Ego convinces a person that they are exempt from consequences, too experienced to be corrected, too important to be wrong. It does not ask questions; it issues conclusions. It does not listen; it assumes.
The proud do not see the pit because ego paints danger as disrespect and correction as jealousy. Thus, the very tools meant to save them, truth, counsel, warning, are rejected as insults.
HOW EGO MAINTAINS BLINDNESS
Ego protects a fragile self-image by resisting anything that challenges it. Praise is welcomed, warnings are minimized, and advice is reinterpreted as attack.
Over time, the individual becomes trapped within their own self-image. Growth slows. Learning stops. Adjustment feels unnecessary.
The tragedy is not lack of knowledge, it is refusal. Not absence of wisdom, but rejection of it.

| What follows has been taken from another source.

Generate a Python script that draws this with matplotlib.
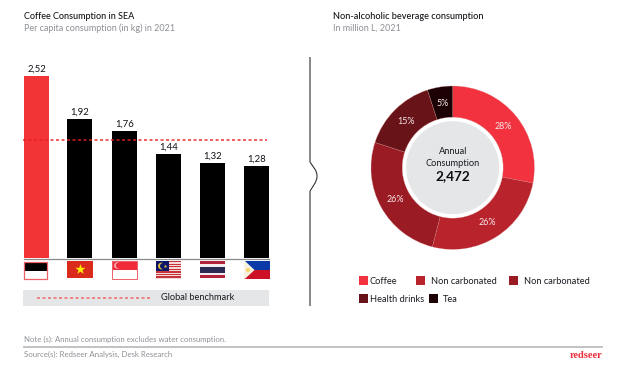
import numpy as np
import matplotlib
matplotlib.use("Agg")
import matplotlib.pyplot as plt
from matplotlib.patches import Rectangle, Circle, Polygon, PathPatch
from matplotlib.path import Path

plt.rcParams['font.family'] = ['Lato', 'DejaVu Sans']

W, H = 620, 374
countries = ["Indonesia", "Vietnam", "Singapore", "Malaysia", "Thailand", "Philippines"]
coffee_kg = [2.52, 1.92, 1.76, 1.44, 1.32, 1.28]
coffee_labels = ["2,52", "1,92", "1,76", "1,44", "1,32", "1,28"]
benchmark = 1.64
shares = [28, 26, 26, 15, 5]
share_labels = ["28%", "26%", "26%", "15%", "5%"]
drink_names = ["Coffee", "Non carbonated", "Non carbonated", "Health drinks", "Tea"]
drink_colors = ["#F2323F", "#B9232C", "#9A1B24", "#671318", "#1C0204"]

DARK = "#1A1A22"
GREY = "#8E9196"
RULE = "#BDBDBD"

fig = plt.figure(figsize=(W / 100, H / 100), dpi=100, facecolor="white")

def axes_px(x0, y0, x1, y1, **kw):
    return fig.add_axes([x0 / W, 1 - y1 / H, (x1 - x0) / W, (y1 - y0) / H], **kw)

# overlay in pixel coordinates for page furniture
pg = axes_px(0, 0, W, H)
pg.set_xlim(0, W); pg.set_ylim(H, 0); pg.axis("off")

def txt(x, y, s, size=6.4, color=DARK, **kw):
    kw.setdefault("va", "center")
    pg.text(x, y, s, fontsize=size, color=color, **kw)

txt(24.5, 16, "Coffee Consumption in SEA", 6.45, "#111118", fontweight="medium")
txt(24.5, 28, "Per capita consumption (in kg) in 2021", 6.5, GREY)
txt(333, 16, "Non-alcoholic beverage consumption", 6.55, "#111118", fontweight="medium")
txt(333, 28, "In million L, 2021", 6.5, GREY)

# divider with curved chevron
pg.plot([310, 310], [57, 162], color="#7E7E7E", lw=1.3, solid_capstyle="butt")
pg.plot([310, 310], [191, 306], color="#7E7E7E", lw=1.3, solid_capstyle="butt")
pg.add_patch(PathPatch(Path([(310, 162), (313, 167), (317, 170), (317, 176),
                             (317, 182), (313, 186), (310, 191)],
                            [Path.MOVETO, Path.CURVE4, Path.CURVE4, Path.CURVE4,
                             Path.CURVE4, Path.CURVE4, Path.CURVE4]),
                       fc="none", ec="#333333", lw=0.8))

# legend strip for benchmark
pg.add_patch(Rectangle((23, 290), 246, 16, fc="#E5E6E8", ec="none"))
pg.plot([37, 152], [298, 298], color="#F26A6A", lw=1.1, ls=(0, (2.0, 1.6)))
txt(161, 298, "Global benchmark", 6.7, DARK)

# footer
txt(24, 339.5, "Note (s): Annual consumption excludes water consumption.", 5.6, GREY)
pg.plot([24, 602], [347, 347], color=RULE, lw=1.3)
txt(24, 354, "Source(s): Redseer Analysis, Desk Research", 5.65, GREY)
txt(602.5, 355, "redseer", 7.6, "#EE2D3A", ha="right", family=["Liberation Serif"], fontweight="bold")

# bars: x axis runs in pixels so the slightly uneven slots carry over
slot_px = [36.5, 79.5, 124.5, 168.5, 212.5, 256.5]
bx = axes_px(24, 76, 269, 258)
bx.set_ylim(0, coffee_kg[0])
bx.set_xlim(24, 269)
bx.patch.set_alpha(0)
bx.bar(slot_px, coffee_kg, width=25, color=["#F23436"] + ["black"] * 5, zorder=2)
bx.axis("off")
bx.plot([23, 267], [benchmark, benchmark], color="#E8201F", lw=1.1, ls=(0, (2.0, 1.6)),
        zorder=3, alpha=0.9, clip_on=False)
for x, v, s in zip(slot_px, coffee_kg, coffee_labels):
    bx.annotate(s, (x, v), xytext=(0, 1.6), textcoords="offset points", ha="center", va="bottom",
                fontsize=6.9, color="#111118", annotation_clip=False)
pg.plot([24, 269], [258.5, 258.5], color="#8A8A8A", lw=0.9, zorder=4)

# flags
# Indonesia
pg.add_patch(Rectangle((24, 262), 23, 8.5, fc="black", ec="none"))
pg.add_patch(Rectangle((24, 270.5), 23, 8, fc="white", ec="none"))
pg.add_patch(Rectangle((23.7, 261.5), 23.6, 17.3, fc="none", ec="#F0606A", lw=0.9))
# Vietnam
pg.add_patch(Rectangle((67, 261), 26, 17, fc="#DA2A1C", ec="none"))
pg.scatter([79.8], [269.4], marker="*", s=62, c="#FFEB00", lw=0, zorder=3)
# Singapore
pg.add_patch(Rectangle((112.3, 261), 24.8, 9, fc="#EF2B3A", ec="none"))
pg.add_patch(Rectangle((112.3, 270), 24.8, 8.8, fc="white", ec="none"))
pg.add_patch(Rectangle((112.3, 261.3), 24.8, 17.5, fc="none", ec="#F0606A", lw=0.7))
pg.add_patch(Circle((117.3, 265.5), 3.2, fc="#F6B9BD", ec="none", zorder=3))
pg.add_patch(Circle((118.6, 265.5), 2.8, fc="#EF2B3A", ec="none", zorder=3))
# Malaysia
for k in range(7):
    pg.add_patch(Rectangle((156, 261 + k * 18 / 7), 25, 9 / 7 + 0.2, fc="#C8323A", ec="none"))
    pg.add_patch(Rectangle((156, 261 + (k + .5) * 18 / 7), 25, 9 / 7, fc="#F4DAD6", ec="none"))
pg.add_patch(Rectangle((156, 261), 12.5, 10.3, fc="#0B1668", ec="none"))
pg.add_patch(Circle((161.5, 266), 3.4, fc="#E8C33C", ec="none"))
pg.add_patch(Circle((163, 266), 3.0, fc="#0B1668", ec="none"))
pg.scatter([164.5], [266], marker="*", s=8, c="#E8C33C", lw=0)
# Thailand
for y0, h, c in [(261, 3, "#B3243A"), (264, 2.5, "#F2ECEC"), (266.5, 6, "#2B2A55"),
                 (272.5, 2.5, "#F2ECEC"), (275, 3, "#B3243A")]:
    pg.add_patch(Rectangle((200, y0), 25, h, fc=c, ec="none"))
# Philippines
pg.add_patch(Rectangle((244, 261), 26, 9, fc="#0A39A8", ec="none"))
pg.add_patch(Rectangle((244, 270), 26, 8.8, fc="#CC1126", ec="none"))
pg.add_patch(Polygon([(244, 261), (245, 261), (254.5, 270), (245, 278.8), (244, 278.8)],
                     fc="#F7F1E0", ec="none"))
pg.add_patch(Circle((248, 270), 2.0, fc="#F6D66A", ec="none"))

# donut
cx, cy, R = 452.7, 167.7, 81.7
dx = axes_px(cx - R, cy - R, cx + R, cy + R)
dx.patch.set_alpha(0)
dx.pie(shares, colors=drink_colors, startangle=90, counterclock=False, radius=1,
       wedgeprops=dict(width=1 - 50.5 / R, edgecolor="#D98A8A", linewidth=0.2), normalize=True)
dx.set_xlim(-1, 1); dx.set_ylim(-1, 1); dx.axis("off")
dx.add_patch(Circle((0, 0), 46.5 / R, fc="#E5E6E8", ec="none"))
start = 0
for v, s in zip(shares, share_labels):
    mid = np.deg2rad(90 - (start + v / 2) * 3.6)
    r = 0.80
    dx.text(r * np.cos(mid), r * np.sin(mid), s, ha="center", va="center", fontsize=6.4, color="#F6E8E8")
    start += v
dx.text(0, (cy - 152) / R, "Annual", fontsize=6.7, color=DARK, ha="center", va="center")
dx.text(0, (cy - 164) / R, "Consumption", fontsize=6.7, color=DARK, ha="center", va="center")
dx.text(0, (cy - 176.5) / R, "2,472", fontsize=9.8, color="#0E0E14", ha="center", va="center", fontweight="bold")

# legend
leg_swatch = [(359, 276), (416, 276), (509, 276), (359, 294), (429, 294)]
leg_text = [(370, 282), (431, 282), (524, 282), (370.5, 299), (442.5, 299)]
for (sx, sy), (tx, ty), c, n in zip(leg_swatch, leg_text, drink_colors, drink_names):
    pg.add_patch(Rectangle((sx, sy), 9, 9, fc=c, ec="none"))
    txt(tx, ty, n, 6.7, DARK)

fig.savefig("out.png", dpi=100, facecolor="white")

THE QUIET WAR AGAINST DEPENDENCE
Ego replaces dependence with self-sufficiency. One may still speak of faith, still use spiritual language, yet inwardly trust personal strength more than guidance.

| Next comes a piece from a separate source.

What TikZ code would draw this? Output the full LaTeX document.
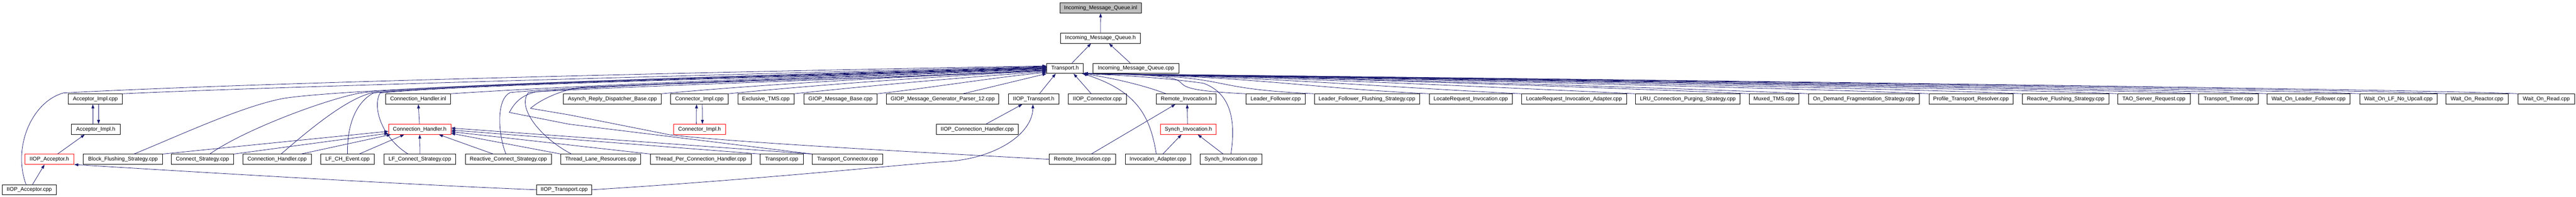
\documentclass[tikz,border=0pt]{standalone}
\usepackage{fontspec}
\setmainfont{Liberation Sans}
\usetikzlibrary{arrows.meta}
\definecolor{mblue}{HTML}{191970}
\definecolor{boxgray}{HTML}{BFBFBF}
\tikzset{
  box/.style={draw=black, line width=1pt, rectangle, inner sep=0pt, minimum height=25pt,
    font=\fontsize{13.3}{15}\selectfont, fill=white},
  redbox/.style={draw=red},
  graybox/.style={fill=boxgray},
  edge/.style={draw=mblue, line width=1pt, -{Triangle[length=10pt,width=7pt]}},
}
\newcommand{\bx}[6][]{\node[box,#1,minimum width={#4-#3}] (#2) at ({(#3+#4)/2},#5) {#6};}
\begin{document}
\begin{tikzpicture}[x=1pt,y=-1pt]
\fill[white] (0,0) rectangle (6337,485);
\useasboundingbox (0,0) rectangle (6337,485);
% rows 0-2
\bx[graybox]{imqinl}{2607}{2808}{19.7}{Incoming\_Message\_Queue.inl}
\bx{imqh}{2609}{2805}{94}{Incoming\_Message\_Queue.h}
\bx{trh}{2575}{2665}{168.5}{Transport.h}
\bx{imqcpp}{2689}{2900}{168.5}{Incoming\_Message\_Queue.cpp}
% row 3
\bx{acccpp}{168}{301}{244}{Acceptor\_Impl.cpp}
\bx{chinl}{949}{1108}{244}{Connection\_Handler.inl}
\bx{asynch}{1386}{1627}{244}{Asynch\_Reply\_Dispatcher\_Base.cpp}
\bx{conncpp}{1650}{1791}{244}{Connector\_Impl.cpp}
\bx{extms}{1815}{1953}{244}{Exclusive\_TMS.cpp}
\bx{giopbase}{1977}{2158}{244}{GIOP\_Message\_Base.cpp}
\bx{giop12}{2181}{2457}{244}{GIOP\_Message\_Generator\_Parser\_12.cpp}
\bx{iioptrh}{2481}{2605}{244}{IIOP\_Transport.h}
\bx{iiopconn}{2628}{2771}{244}{IIOP\_Connector.cpp}
\bx{remoteinvh}{2845}{2992}{244}{Remote\_Invocation.h}
\bx{lf}{3065}{3211}{244}{Leader\_Follower.cpp}
\bx{lfflush}{3233}{3492}{244}{Leader\_Follower\_Flushing\_Strategy.cpp}
\bx{lri}{3516}{3720}{244}{LocateRequest\_Invocation.cpp}
\bx{lria}{3743}{4001}{244}{LocateRequest\_Invocation\_Adapter.cpp}
\bx{lru}{4023}{4281}{244}{LRU\_Connection\_Purging\_Strategy.cpp}
\bx{muxed}{4303}{4425}{244}{Muxed\_TMS.cpp}
\bx{ondemand}{4449}{4721}{244}{On\_Demand\_Fragmentation\_Strategy.cpp}
\bx{profile}{4745}{4952}{244}{Profile\_Transport\_Resolver.cpp}
\bx{reactflush}{4975}{5188}{244}{Reactive\_Flushing\_Strategy.cpp}
\bx{taosr}{5209}{5388}{244}{TAO\_Server\_Request.cpp}
\bx{ttimer}{5409}{5555}{244}{Transport\_Timer.cpp}
\bx{wolf}{5577}{5781}{244}{Wait\_On\_Leader\_Follower.cpp}
\bx{wolfnu}{5805}{5995}{244}{Wait\_On\_LF\_No\_Upcall.cpp}
\bx{woreactor}{6017}{6170}{244}{Wait\_On\_Reactor.cpp}
\bx{woread}{6194}{6334}{244}{Wait\_On\_Read.cpp}
% row 4
\bx{acch}{175}{296}{318.5}{Acceptor\_Impl.h}
\bx[redbox]{chh}{956}{1109}{318.5}{Connection\_Handler.h}
\bx[redbox]{connimplh}{1657}{1785}{318.5}{Connector\_Impl.h}
\bx{iiopconnh}{2303}{2505}{318.5}{IIOP\_Connection\_Handler.cpp}
\bx[redbox]{synchinvh}{2855}{2992}{318.5}{Synch\_Invocation.h}
% row 5
\bx[redbox]{iiopacch}{61}{182}{392.5}{IIOP\_Acceptor.h}
\bx{blockfl}{205}{400}{392.5}{Block\_Flushing\_Strategy.cpp}
\bx{connstrat}{421}{575}{392.5}{Connect\_Strategy.cpp}
\bx{chcpp}{597}{766}{392.5}{Connection\_Handler.cpp}
\bx{lfchevent}{789}{921}{392.5}{LF\_CH\_Event.cpp}
\bx{lfconnstrat}{945}{1121}{392.5}{LF\_Connect\_Strategy.cpp}
\bx{reactconn}{1145}{1356}{392.5}{Reactive\_Connect\_Strategy.cpp}
\bx{threadlane}{1380}{1576}{392.5}{Thread\_Lane\_Resources.cpp}
\bx{threadper}{1600}{1848}{392.5}{Thread\_Per\_Connection\_Handler.cpp}
\bx{transportcpp}{1870}{1976}{392.5}{Transport.cpp}
\bx{transportconn}{1998}{2172}{392.5}{Transport\_Connector.cpp}
\bx{remoteinvcpp}{2581}{2744}{392.5}{Remote\_Invocation.cpp}
\bx{invadapter}{2768}{2929}{392.5}{Invocation\_Adapter.cpp}
\bx{synchinvcpp}{2952}{3104}{392.5}{Synch\_Invocation.cpp}
% row 6
\bx{iiopacccpp}{5}{139}{467.5}{IIOP\_Acceptor.cpp}
\bx{iioptrcpp}{1320}{1456}{467.5}{IIOP\_Transport.cpp}

% ---------- edges: top
\draw[edge] (imqh) -- (imqinl);
\draw[edge] ([xshift=17pt]trh.north) -- ([xshift=-23pt]imqh.south);
\draw[edge] ([xshift=-14pt]imqcpp.north) -- ([xshift=21pt]imqh.south);

% ---------- edges into Transport.h from the left
\draw[edge] ([xshift=-8pt]iiopacccpp.north) .. controls (30,360) and (80,250) .. (156,229) .. controls (700,200) and (2000,172) .. ([yshift=6pt]trh.west);
\draw[edge] (acccpp.north east) .. controls (700,212) and (2000,178) .. ([yshift=5pt]trh.west);
\draw[edge] ([xshift=27pt]blockfl.north) .. controls (450,330) and (600,260) .. (700,242) .. controls (900,212) and (2000,182) .. ([yshift=4pt]trh.west);
\draw[edge] ([xshift=18pt]connstrat.north) .. controls (600,320) and (800,245) .. (887,229) .. controls (1100,205) and (2000,184) .. ([yshift=3pt]trh.west);
\draw[edge] ([xshift=10pt]chcpp.north) .. controls (760,320) and (850,245) .. (914,229) .. controls (1150,205) and (2000,186) .. ([yshift=2pt]trh.west);
\draw[edge] (lfchevent.north) .. controls (853,320) and (870,255) .. (919,229) .. controls (1150,205) and (2000,188) .. ([yshift=1pt]trh.west);
\draw[edge] ([xshift=-29pt]lfconnstrat.north) .. controls (940,340) and (915,265) .. (935,229) .. controls (1200,205) and (2000,190) .. ([yshift=0pt]trh.west);
\draw[edge] ([xshift=-6pt]reactconn.north) .. controls (1225,330) and (1220,245) .. (1255,228) .. controls (1450,210) and (2000,192) .. ([yshift=-1pt]trh.west);
\draw[edge] ([xshift=-72pt]threadlane.north) .. controls (1330,340) and (1270,265) .. (1300,228) .. controls (1500,208) and (2000,194) .. ([yshift=-2pt]trh.west);
\draw[edge] (chinl.north east) .. controls (1500,205) and (2200,182) .. ([yshift=2pt]trh.west);
\draw[edge] (remoteinvcpp.west) .. controls (2200,372) and (1800,350) .. (1647,332) -- (1400,283) -- (1305,267) .. controls (1330,245) and (1380,222) .. (1430,215) .. controls (1800,200) and (2300,188) .. ([yshift=-3pt]trh.west);
\draw[edge] (transportconn.north west) -- (1400,306) -- (1253,277) .. controls (1265,255) and (1280,235) .. (1320,226) .. controls (1700,205) and (2300,190) .. ([yshift=-4pt]trh.west);
\draw[edge] (asynch.north east) .. controls (1900,205) and (2300,185) .. ([yshift=-5pt]trh.west);
\draw[edge] (conncpp.north east) .. controls (2050,205) and (2350,186) .. ([yshift=-6pt]trh.west);
\draw[edge] (extms.north east) .. controls (2150,210) and (2400,188) .. ([yshift=-8pt]trh.west);
\draw[edge] (giopbase.north east) .. controls (2300,215) and (2450,190) .. ([yshift=-10pt]trh.west);
\draw[edge] ([xshift=50pt]giop12.north) -- (trh.south west);

% ---------- edges into Transport.h from below / right
\draw[edge] ([xshift=14pt]iioptrh.north) -- ([xshift=-23pt]trh.south);
\draw[edge] ([xshift=-15pt]iiopconn.north) -- ([xshift=21pt]trh.south);
\draw[edge] ([xshift=-50pt]remoteinvh.north) .. controls (2800,205) and (2720,190) .. (trh.south east);
\draw[edge] ([xshift=-4pt]invadapter.north) .. controls (2830,290) and (2800,225) .. ([xshift=-2pt]trh.south east);
\draw[edge] (synchinvcpp.north) .. controls (3040,300) and (3030,230) .. (2960,205) .. controls (2850,190) and (2750,185) .. ([xshift=-4pt]trh.south east);
\foreach \n in {lf,lfflush,lri,lria,lru,muxed,ondemand,profile,reactflush,taosr,ttimer,wolf,wolfnu,woreactor,woread}
  \draw[edge] (\n.north west) .. controls +(-300,-14) and +(400,4) .. (trh.south east);

% ---------- Connection_Handler.h
\draw[edge] (chh) -- (chinl);
\draw[edge] (blockfl.north east) -- ([yshift=-5pt]chh.west);
\draw[edge] (connstrat.north east) -- ([yshift=-10pt]chh.west);
\draw[edge] ([xshift=-26pt]chcpp.north east) -- ([xshift=6pt]chh.south west);
\draw[edge] ([xshift=-38pt]lfchevent.north east) -- ([xshift=39pt]chh.south west);
\draw[edge] (lfconnstrat) -- (chh);
\draw[edge] ([xshift=-37pt]reactconn.north) -- ([xshift=-30pt]chh.south east);
\draw[edge] (threadlane.north west) -- ([yshift=-10pt]chh.east);
\draw[edge] (threadper.north west) -- ([yshift=-6pt]chh.east);
\draw[edge] (transportcpp.north west) -- ([yshift=-2pt]chh.east);
\draw[edge] (transportconn.north west) -- ([yshift=3pt]chh.east);

% ---------- Acceptor / Connector impl
\draw[edge] ([xshift=-7pt]acch.north) -- ([xshift=-6pt]acccpp.south);
\draw[edge] ([xshift=8pt]acccpp.south) -- ([xshift=7pt]acch.north);
\draw[edge] ([xshift=-8pt]connimplh.north) -- ([xshift=-7pt]conncpp.south);
\draw[edge] ([xshift=7pt]conncpp.south) -- ([xshift=7pt]connimplh.north);
\draw[edge] ([xshift=20pt]iiopacch.north) -- ([xshift=-27pt]acch.south);
\draw[edge] ([xshift=8pt]iiopacccpp.north) -- ([xshift=-12pt]iiopacch.south);
\draw[edge] (iioptrcpp.west) .. controls (1000,455) and (500,425) .. (iiopacch.south east);
\draw[edge] (iioptrcpp.east) .. controls (1900,440) and (2250,402) .. (2330,398) .. controls (2450,390) and (2540,330) .. ([xshift=-2pt]iioptrh.south);
\draw[edge] ([xshift=22pt]iiopconnh.north) -- ([xshift=-28pt]iioptrh.south);

% ---------- Invocations
\draw[edge] ([xshift=22pt]remoteinvcpp.north) -- ([xshift=-27pt]remoteinvh.south);
\draw[edge] ([xshift=-2pt]synchinvh.north) -- ([xshift=2pt]remoteinvh.south);
\draw[edge] ([xshift=12pt]invadapter.north) -- ([xshift=-17pt]synchinvh.south);
\draw[edge] ([xshift=-19pt]synchinvcpp.north) -- ([xshift=23pt]synchinvh.south);
\end{tikzpicture}
\end{document}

Pride blocks help because it cannot admit need. Grace finds no entry where self-importance occupies all the space.
A full cup cannot receive more water.
THE INVISIBLE PIT IN OUR TIME
Eze-Onye-Agwanam’s story is not ancient history, it is current reality.
Ego still ruins marriages, destroys leadership, collapses institutions, and isolates individuals. Many still mistake confidence for wisdom. Many still confuse silence with agreement. Many still reject counsel and call it strength.
Yet the pit remains invisible, until the fall.
THE WAY OF ESCAPE-HUMILITY
Humility is not weakness. It is clear self-awareness. It listens without fear, learns without shame, and corrects without resentment.
Humility asks:
What if I am wrong?
What if I do not see everything?
What if wisdom is speaking through someone unexpected?
Those who ask these questions rarely fall into pits they did not dig.
CLOSING AFRICAN PROVERB
“He who refuses advice cannot avoid trouble; the pit he ignores today will receive him tomorrow.”
May wisdom teach us early what pain teaches too late. May humility open our eyes before pride closes them. And may we learn to see the pit before we fall into it.